Phase correction for ALMA - Investigating water vapour radiometer scaling:The long-baseline science verification data case study

TL;DR

This paper investigates the application of a scaling factor to water vapour radiometer solutions in ALMA data, demonstrating that it can enhance phase stability and image quality, especially at high frequencies and long baselines.

Contribution

The study introduces a method to apply a scaling factor to WVR solutions, improving phase stability and image quality in ALMA long-baseline observations.

Findings

Reduced phase noise in 62 out of 75 datasets after WVR scaling

Signal-to-noise ratio improved in 33 of 39 datasets, up to 30%

Most effective at high frequencies (>450 GHz) and low PWV (<1mm) conditions

Abstract

The Atacama Large millimetre/submillimetre Array (ALMA) makes use of water vapour radiometers (WVR), which monitor the atmospheric water vapour line at 183 GHz along the line of sight above each antenna to correct for phase delays introduced by the wet component of the troposphere.
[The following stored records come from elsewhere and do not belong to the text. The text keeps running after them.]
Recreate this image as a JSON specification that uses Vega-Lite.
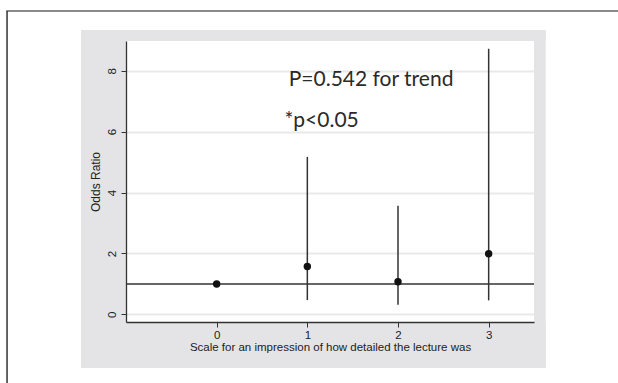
{
  "$schema": "https://vega.github.io/schema/vega-lite/v6.json",
  "width": 408,
  "height": 281,
  "autosize": {"type": "none"},
  "padding": {"left": 126, "top": 41, "right": 84, "bottom": 61},
  "background": "white",
  "config": {"view": {"stroke": null, "fill": "white"}},
  "datasets": {
    "or": [
      {"score": 0, "or": 1.0, "lo": null, "hi": null},
      {"score": 1, "or": 1.57, "lo": 0.47, "hi": 5.17},
      {"score": 2, "or": 1.07, "lo": 0.32, "hi": 3.57},
      {"score": 3, "or": 1.99, "lo": 0.46, "hi": 8.72}
    ],
    "notes": [
      {"x": 0.795, "y": 7.5, "label": "P=0.542 for trend"},
      {"x": 0.747, "y": 6.14, "label": "*p<0.05"}
    ]
  },
  "layer": [
    {
      "data": {"values": [{}]},
      "mark": {"type": "rect", "color": "#e4e4e6"},
      "encoding": {
        "x": {"datum": -1.496, "type": "quantitative", "axis": null},
        "x2": {"datum": -1.0},
        "y": {"datum": -1.76, "type": "quantitative", "axis": null},
        "y2": {"datum": 9.336}
      }
    },
    {
      "data": {"values": [{}]},
      "mark": {"type": "rect", "color": "#e4e4e6"},
      "encoding": {
        "x": {"datum": 3.5, "type": "quantitative", "axis": null},
        "x2": {"datum": 3.629},
        "y": {"datum": -1.76, "type": "quantitative", "axis": null},
        "y2": {"datum": 9.336}
      }
    },
    {
      "data": {"values": [{}]},
      "mark": {"type": "rect", "color": "#e4e4e6"},
      "encoding": {
        "x": {"datum": -1.496, "type": "quantitative", "axis": null},
        "x2": {"datum": 3.629},
        "y": {"datum": 8.975, "type": "quantitative", "axis": null},
        "y2": {"datum": 9.336}
      }
    },
    {
      "data": {"values": [{}]},
      "mark": {"type": "rect", "color": "#e4e4e6"},
      "encoding": {
        "x": {"datum": -1.496, "type": "quantitative", "axis": null},
        "x2": {"datum": 3.629},
        "y": {"datum": -1.76, "type": "quantitative", "axis": null},
        "y2": {"datum": -0.25}
      }
    },
    {
      "data": {"values": [{}]},
      "mark": {"type": "rule", "color": "#8a8a8a", "strokeWidth": 2},
      "encoding": {
        "x": {"datum": -2.32, "type": "quantitative", "axis": null},
        "x2": {"datum": 4.6},
        "y": {"datum": 9.96, "type": "quantitative", "axis": null}
      }
    },
    {
      "data": {"values": [{}]},
      "mark": {"type": "rule", "color": "#333333", "strokeWidth": 1.5},
      "encoding": {
        "x": {"datum": -2.312, "type": "quantitative", "axis": null},
        "y": {"datum": 9.96, "type": "quantitative", "axis": null},
        "y2": {"datum": -2.5}
      }
    },
    {
      "data": {"values": [{}]},
      "mark": {"type": "rule", "color": "#333333", "strokeWidth": 1.5},
      "encoding": {
        "y": {
          "datum": 1,
          "type": "quantitative",
          "axis": {
            "orient": "left",
            "grid": true,
            "gridColor": "#e9e9e9",
            "gridWidth": 2,
            "values": [0, 2, 4, 6, 8],
            "domain": false,
            "ticks": false,
            "labels": false,
            "title": null,
            "zindex": 0
          }
        }
      }
    },
    {
      "data": {"name": "or"},
      "mark": {"type": "rule", "color": "#333333", "strokeWidth": 1.5},
      "encoding": {
        "x": {
          "field": "score",
          "type": "quantitative",
          "scale": {"domain": [-1, 3.5], "nice": false, "zero": false},
          "axis": {
            "orient": "bottom",
            "title": "Scale for an impression of how detailed the lecture was",
            "values": [0, 1, 2, 3],
            "grid": false,
            "labelAngle": 0,
            "labelFont": "Liberation Sans",
            "labelFontSize": 11.5,
            "labelColor": "#222222",
            "labelPadding": 2,
            "tickSize": 5,
            "tickColor": "#333333",
            "domainColor": "#333333",
            "domainWidth": 1.3,
            "titleFont": "Liberation Sans",
            "titleFontSize": 11.5,
            "titleFontWeight": "normal",
            "titleColor": "#222222",
            "titlePadding": 1,
            "zindex": 1
          }
        },
        "y": {
          "field": "lo",
          "type": "quantitative",
          "scale": {"domain": [-0.25, 8.975], "nice": false, "zero": false},
          "axis": {
            "orient": "left",
            "title": "Odds Ratio",
            "values": [0, 2, 4, 6, 8],
            "grid": false,
            "labelAngle": -90,
            "labelAlign": "center",
            "labelBaseline": "bottom",
            "labelFont": "Liberation Sans",
            "labelFontSize": 11.5,
            "labelColor": "#222222",
            "labelPadding": 4,
            "tickSize": 5,
            "tickColor": "#333333",
            "domainColor": "#333333",
            "domainWidth": 1.3,
            "titleFont": "Liberation Sans",
            "titleFontSize": 12,
            "titleFontWeight": "normal",
            "titleColor": "#222222",
            "titlePadding": 4,
            "zindex": 1
          }
        },
        "y2": {"field": "hi"}
      }
    },
    {
      "data": {"name": "or"},
      "mark": {"type": "point", "filled": true, "color": "#111111", "size": 55, "opacity": 1},
      "encoding": {
        "x": {"field": "score", "type": "quantitative", "axis": null},
        "y": {"field": "or", "type": "quantitative", "axis": null}
      }
    },
    {
      "data": {"name": "notes"},
      "mark": {"type": "text", "font": "Lato", "fontSize": 21, "color": "#2a2a2a", "align": "left", "baseline": "alphabetic"},
      "encoding": {
        "x": {"field": "x", "type": "quantitative", "axis": null},
        "y": {"field": "y", "type": "quantitative", "axis": null},
        "text": {"field": "label"}
      }
    }
  ],
  "resolve": {"axis": {"x": "independent", "y": "independent"}}
}
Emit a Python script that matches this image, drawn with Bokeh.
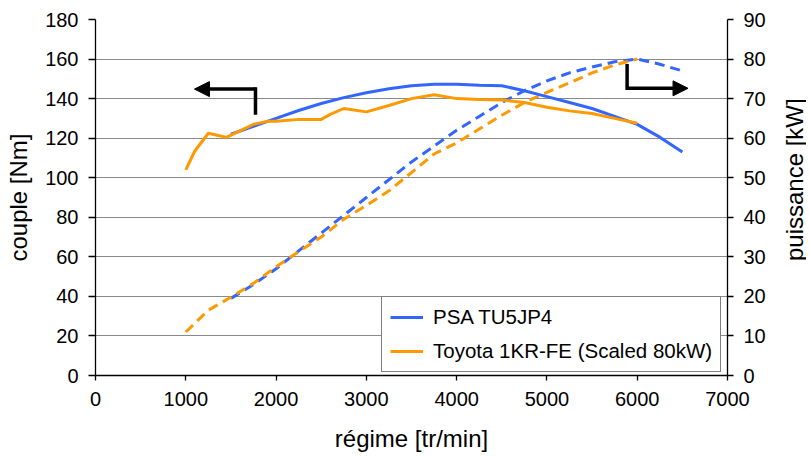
import math
from bokeh.plotting import figure
from bokeh.layouts import row
from bokeh.models import (Range1d, LinearAxis, SingleIntervalTicker, Legend,
                          LegendItem, Arrow, NormalHead, Label)
from bokeh.embed import file_html
from bokeh.resources import INLINE

# ---------------- data ----------------
psa_torque_rpm = [1500, 1750, 2000, 2250, 2500, 2750, 3000, 3250, 3500, 3750, 4000, 4250, 4500,
                  4750, 5000, 5250, 5500, 5750, 6000, 6250, 6500]
psa_torque_nm = [122, 126, 130, 134, 137.5, 140.5, 143, 145, 146.5, 147.3, 147.3, 146.8, 146.5,
                 144, 141, 138, 135, 131, 127, 120.5, 113]

psa_power_rpm = [1500, 1750, 2000, 2250, 2500, 2750, 3000, 3250, 3500, 3750, 4000, 4250, 4500,
                 4750, 5000, 5250, 5500, 5750, 6000, 6250, 6500]
psa_power_kw = [19.5, 23, 27, 31.5, 36, 40.5, 45, 49.5, 54, 58, 62, 65.5, 69,
                72, 74.5, 76.5, 78, 79.3, 80, 78.7, 77]

toy_torque_rpm = [1000, 1100, 1250, 1350, 1450, 1600, 1750, 1900, 2000, 2250, 2500, 2600, 2750,
                  3000, 3250, 3500, 3750, 4000, 4250, 4500, 4750, 5000, 5250, 5500, 5750, 6000]
toy_torque_nm = [104, 113.5, 122.5, 121.5, 120.4, 123.7, 127, 128.5, 128.5, 129.5, 129.5, 132, 135,
                 133.3, 136.5, 140, 142, 140, 139.5, 139.3, 138, 135.6, 133.8, 132.5, 130, 127.5]

toy_power_rpm = [1000, 1250, 1500, 1750, 2000, 2250, 2500, 2750, 3000, 3250, 3500, 3750, 4000,
                 4250, 4500, 4750, 5000, 5250, 5500, 5750, 6000]
toy_power_kw = [11, 16.5, 19.8, 23.3, 27.5, 31.3, 35, 39.5, 43, 46.7, 51.3, 56, 58.8,
                62.3, 65.8, 69, 71.6, 74, 76.5, 78.5, 80]

legend_labels = ["PSA TU5JP4", "Toyota 1KR-FE (Scaled 80kW)"]
right_title_text = "puissance [kW]"

# arrow annotations (rpm, Nm)
left_arrow_rpm = [1772, 1772, 1096]
left_arrow_nm = [132.7, 144.8, 144.8]
right_arrow_rpm = [5888, 5888, 6563]
right_arrow_nm = [156.6, 145.2, 145.2]

BLUE = "#3366FF"
ORANGE = "#FF9900"
FONT = "Liberation Sans"

p = figure(width=769, height=454, output_backend="svg", toolbar_location=None,
           x_range=Range1d(0, 7000), y_range=Range1d(0, 180),
           min_border_left=95, min_border_right=42, min_border_top=19, min_border_bottom=78)
p.extra_y_ranges = {"power": Range1d(0, 90)}
p.outline_line_color = None
p.background_fill_color = "white"

# grid
p.xgrid.visible = False
p.ygrid.grid_line_color = "#8a8a8a"
p.ygrid.grid_line_width = 1
p.ygrid.ticker = SingleIntervalTicker(interval=20)

def style_axis(ax, tick_out, standoff, label_standoff):
    ax.axis_line_color = "black"
    ax.axis_line_width = 1.3
    ax.major_tick_line_color = "black"
    ax.major_tick_line_width = 1.3
    ax.major_tick_out = tick_out
    ax.major_tick_in = 0
    ax.minor_tick_line_color = None
    ax.major_label_text_font = FONT
    ax.major_label_text_font_size = "20px"
    ax.major_label_text_color = "black"
    ax.major_label_standoff = standoff
    ax.axis_label_text_font = FONT
    ax.axis_label_text_font_size = "24px"
    ax.axis_label_text_font_style = "normal"
    ax.axis_label_text_color = "black"
    ax.axis_label_standoff = label_standoff

p.xaxis.ticker = SingleIntervalTicker(interval=1000)
p.xaxis.axis_label = "régime [tr/min]"
style_axis(p.xaxis[0], 5, 11, 16)

p.yaxis.ticker = SingleIntervalTicker(interval=20)
p.yaxis.axis_label = "couple [Nm]"
style_axis(p.yaxis[0], 7, 10, 10)

right = LinearAxis(y_range_name="power", ticker=SingleIntervalTicker(interval=10))
style_axis(right, 6, 10, 10)
p.add_layout(right, "right")

# power (dashed)
p.line(psa_power_rpm, psa_power_kw, y_range_name="power", line_color=BLUE, line_width=3,
       line_dash="10 6")
p.line(toy_power_rpm, toy_power_kw, y_range_name="power", line_color=ORANGE, line_width=3,
       line_dash="10 6")
# torque (solid)
r_psa = p.line(psa_torque_rpm, psa_torque_nm, line_color=BLUE, line_width=3)
r_toy = p.line(toy_torque_rpm, toy_torque_nm, line_color=ORANGE, line_width=3)

# arrows
for xs, ys in [(left_arrow_rpm, left_arrow_nm), (right_arrow_rpm, right_arrow_nm)]:
    p.line(xs[:2], ys[:2], line_color="black", line_width=3.5, line_cap="square")
    p.add_layout(Arrow(x_start=xs[1], y_start=ys[1], x_end=xs[2], y_end=ys[2],
                       line_color="black", line_width=3.5,
                       end=NormalHead(size=15, fill_color="black", line_color="black", line_width=1)))

legend = Legend(items=[LegendItem(label=legend_labels[0], renderers=[r_psa]),
                       LegendItem(label=legend_labels[1], renderers=[r_toy])],
                location=(286, 3), orientation="vertical",
                label_text_font=FONT, label_text_font_size="20.5px", label_text_color="black",
                glyph_width=33, glyph_height=20, label_standoff=10,
                padding=8, spacing=10, margin=0,
                border_line_color="black", border_line_width=1.5,
                background_fill_color="white", background_fill_alpha=1)
p.add_layout(legend, "center")

# narrow side panel carrying the right-hand axis title (reads bottom-to-top)
p2 = figure(width=37, height=454, output_backend="svg", toolbar_location=None,
            x_range=Range1d(0, 1), y_range=Range1d(0, 1),
            x_axis_location=None, y_axis_location=None,
            min_border_left=0, min_border_right=0, min_border_top=0, min_border_bottom=0)
p2.outline_line_color = None
p2.xgrid.visible = False
p2.ygrid.visible = False
p2.add_layout(Label(x=0.68, y=0.55, text=right_title_text, angle=math.pi / 2,
                    text_align="center", text_baseline="middle",
                    text_font=FONT, text_font_size="24px", text_color="black"))

layout = row(p, p2, spacing=0)
open("out.html", "w").write(file_html(layout, INLINE))
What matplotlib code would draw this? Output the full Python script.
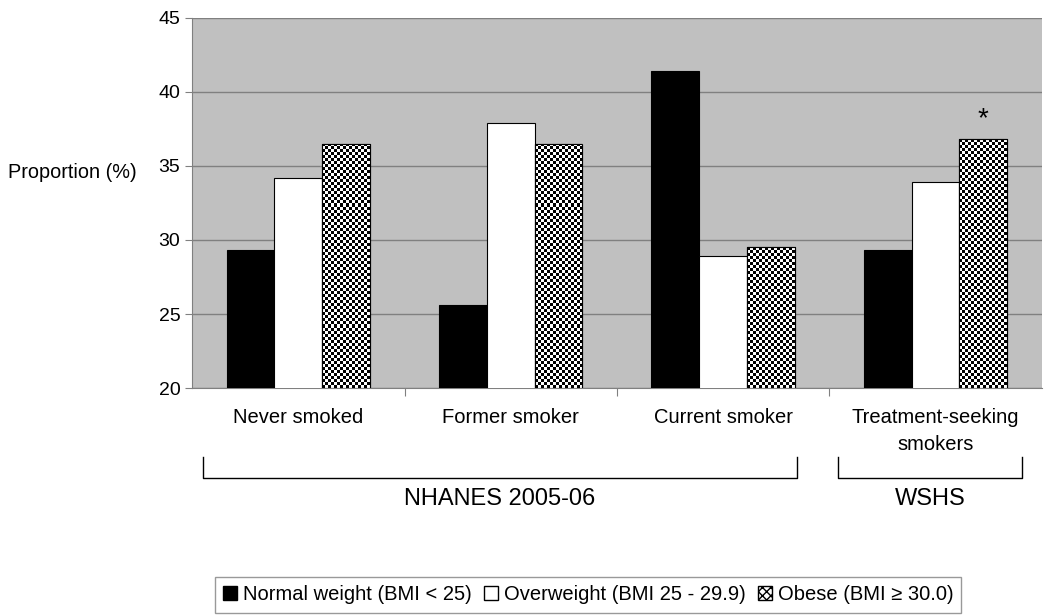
import numpy as np
import matplotlib.pyplot as plt
from matplotlib.patches import Patch

plt.rcParams['font.family'] = ['Liberation Sans', 'DejaVu Sans']

categories = ["Never smoked", "Former smoker", "Current smoker", "Treatment-seeking\nsmokers"]
normal = [29.3, 25.6, 41.4, 29.3]
overweight = [34.2, 37.9, 28.9, 33.9]
obese = [36.5, 36.5, 29.5, 36.8]
series_labels = ["Normal weight (BMI < 25)", "Overweight (BMI 25 - 29.9)", "Obese (BMI \u2265 30.0)"]

fig = plt.figure(figsize=(10.5, 6.15), dpi=100)
ax = fig.add_axes([0.183, 0.369, 0.809, 0.602])
ax.set_facecolor('#c0c0c0')

x = np.arange(len(categories)) + 0.5
w = 0.225

ax.bar(x - w, normal, w, color='black', edgecolor='black', linewidth=0.8, zorder=3)
ax.bar(x, overweight, w, color='white', edgecolor='black', linewidth=0.8, zorder=3)
ob_bars = ax.bar(x + w, obese, w, color='white', edgecolor='black', linewidth=0.8, zorder=3)

ax.set_xlim(0, 4)
ax.set_ylim(20, 45)

# checkerboard fill for the obese bars
for b in ob_bars:
    x0, w0 = b.get_x(), b.get_width()
    top = b.get_height()
    nx_ = 16
    ny_ = int(round((top - 20) * 14.8 / 3))
    board = np.indices((ny_, nx_)).sum(axis=0) % 2
    im = ax.imshow(board, cmap='gray', extent=(x0, x0 + w0, 20, top), aspect='auto',
                   interpolation='nearest', zorder=4)
    im.set_clip_path(b)
    ax.add_patch(plt.Rectangle((x0, 20), w0, top - 20, fill=False, edgecolor='black',
                               linewidth=0.8, zorder=5))

ax.annotate("*", (x[3] + w, obese[3]), xytext=(0, 5), textcoords='offset points',
            ha='center', va='bottom', fontsize=20)

ax.set_yticks(np.arange(20, 46, 5))
ax.yaxis.grid(True, color='#808080', linewidth=1, zorder=1)
ax.set_axisbelow(True)
ax.set_xticks([1, 2, 3])
ax.set_xticklabels([])
ax.tick_params(axis='x', length=6, color='#808080', direction='out')
ax.tick_params(axis='y', length=5, color='#808080', labelsize=14)
for s in ['top', 'right']:
    ax.spines[s].set_visible(False)
for s in ['left', 'bottom']:
    ax.spines[s].set_color('#808080')

fig.text(0.008, 0.72, "Proportion (%)", fontsize=14.3, va='center', ha='left')

for xi, lab in zip(x, categories):
    ax.text(xi, -0.055, lab, transform=ax.get_xaxis_transform(), ha='center', va='top',
            fontsize=14.5, linespacing=1.5)

# group brackets
def bracket(x0, x1, label):
    t = ax.get_xaxis_transform()
    ax.plot([x0, x0, x1, x1], [-0.186, -0.243, -0.243, -0.186], transform=t, color='black',
            linewidth=1, clip_on=False)
    ax.text((x0 + x1) / 2, -0.3, label, transform=t, ha='center', va='center', fontsize=17)

bracket(0.052, 2.847, "NHANES 2005-06")
bracket(3.04, 3.91, "WSHS")

handles = [Patch(facecolor='black', edgecolor='black'),
           Patch(facecolor='white', edgecolor='black'),
           Patch(facecolor='white', edgecolor='black', hatch='xxxx')]
leg = fig.legend(handles, series_labels, loc='lower center', bbox_to_anchor=(0.56, 0.004), ncol=3,
                 fontsize=14.5, frameon=True, fancybox=False, handlelength=0.7, handleheight=0.7,
                 handletextpad=0.3, columnspacing=0.6, borderpad=0.4, borderaxespad=0)
leg.get_frame().set_edgecolor('#808080')

fig.savefig("out.png", dpi=100)
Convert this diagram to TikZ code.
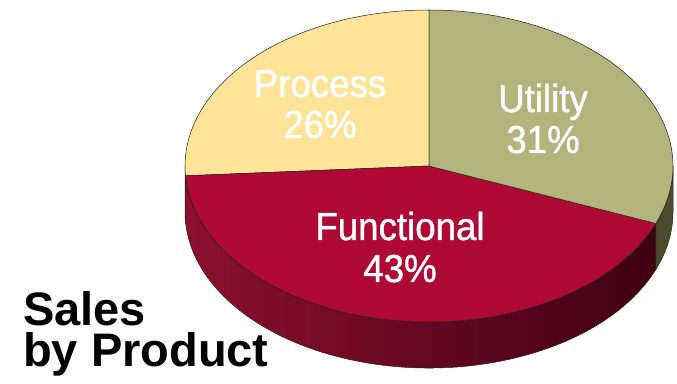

The application of WVR derived phase corrections improve the image quality and facilitate successful observations in weather conditions that were classically marginal or poor. We present work to indicate that a scaling factor applied to the WVR solutions can act to further improve the phase stability and image quality of ALMA data. We find reduced phase noise statistics for 62 out of 75 datasets from the long-baseline science verification campaign after a WVR scaling factor is applied. The improvement of phase noise translates to an expected coherence improvement in 39 datasets. When imaging the bandpass source, we find 33 of the 39 datasets show an improvement in the signal-to-noise ratio (S/N) between a few to ~30 percent. There are 23 datasets where the S/N of the science image is improved: 6 by <1%, 11 between 1 and 5%, and 6 above 5%. The higher frequencies studied (band 6 and band 7) are those most improved, specifically datasets with low precipitable water vapour (PWV), <1mm, where the dominance of the wet component is reduced. Although these improvements are not profound, phase stability improvements via the WVR scaling factor come into play for the higher frequency (>450 GHz) and long-baseline (>5km) observations. These inherently have poorer phase stability and are taken in low PWV (<1mm) conditions for which we find the scaling to be most effective. A promising explanation for the scaling factor is the mixing of dry and wet air components, although other origins are discussed. We have produced a python code to allow ALMA users to undertake WVR scaling tests and make improvements to their data.